Amal Silva

Personal information
- Full name: Sampathwaduge Amal Rohitha Silva
- Born: 12 December 1960 (age 65) Moratuwa
- Batting: Left-handed
- Bowling: Right-arm offbreak

International information
- National side: Sri Lanka (1983–1988);
- Test debut (cap 23): 11 March 1983 v New Zealand
- Last Test: 25 August 1988 v England
- ODI debut (cap 39): 3 November 1984 v New Zealand
- Last ODI: 25 October 1985 v Pakistan

Career statistics
| Competition | Test | ODI |
| Matches | 9 | 20 |
| Runs scored | 353 | 441 |
| Batting average | 25.21 | 22.05 |
| 100s/50s | 2/0 | 0/3 |
| Top score | 111 | 85 |
| Catches/stumpings | 33/1 | 17/3 |
- Source: Cricinfo, 9 February 2016

= Amal Silva =

Sri Lankan cricketer (born 1960)

Sampathwaduge Amal Rohitha Silva (born 12 December 1960) is a former Sri Lankan cricketer who played in nine Test matches and 20 One Day Internationals from 1983 to 1988. He was a left-handed wicketkeeper batsman and opened the batting for Sri Lanka.

==School times==
Silva is a past student of Prince of Wales' College, Moratuwa and St Peter's College, Colombo.

==International career==
From when he made his Test debut against New Zealand, Silva was in a battle with Guy de Alwis for first choice gloveman.
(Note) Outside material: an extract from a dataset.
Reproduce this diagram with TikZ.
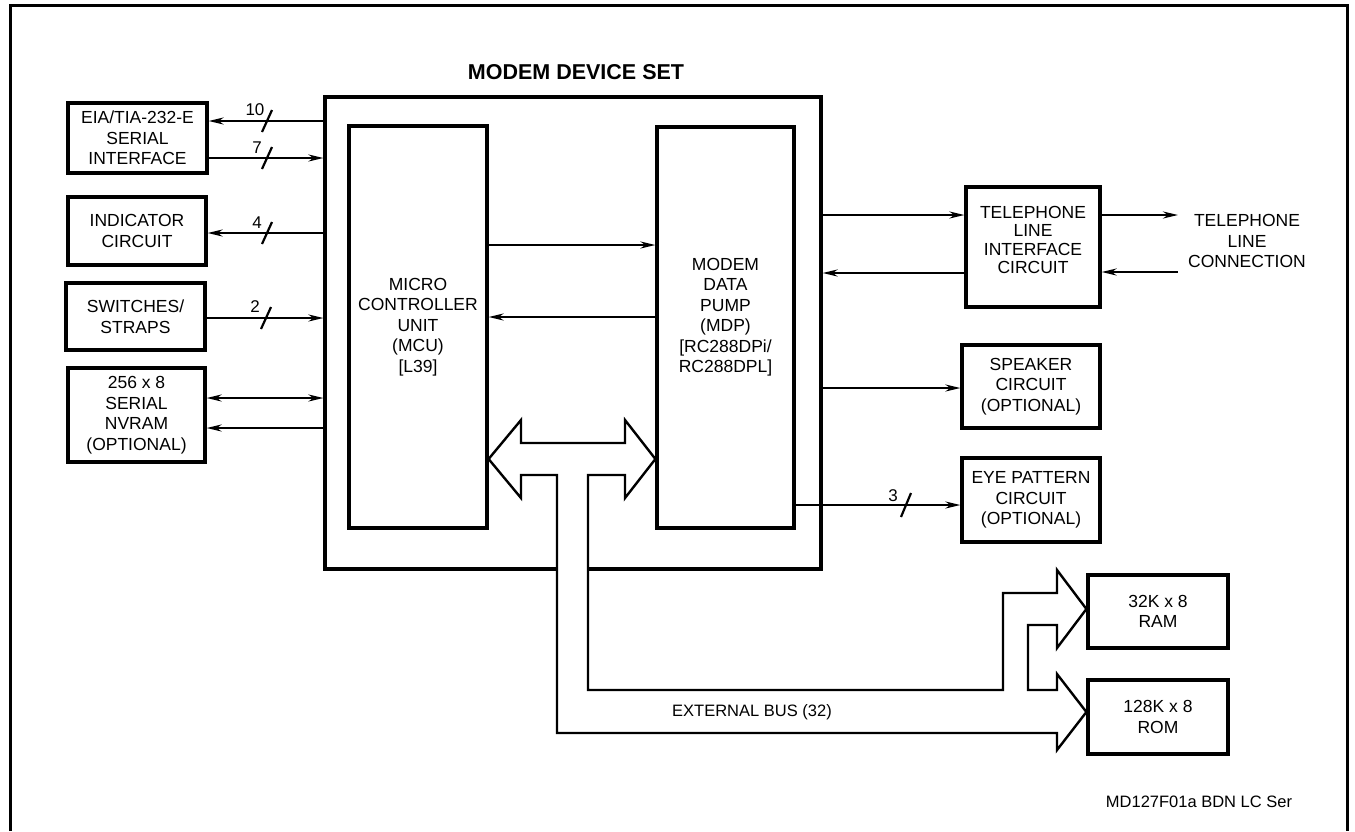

Due to an injury to de Alwis in 1984, Silva toured England with Sri Lanka aiming to cement his spot in the side. In the Lord's Test he opened the batting and made an unbeaten 102 in the second innings. He was rewarded by being included in their next Test series, against India. After taking 9 catches in the first Test he took another 8 in the second, as well as making a career best 111. He finished the series with 22 dismissals, a Sri Lankan record.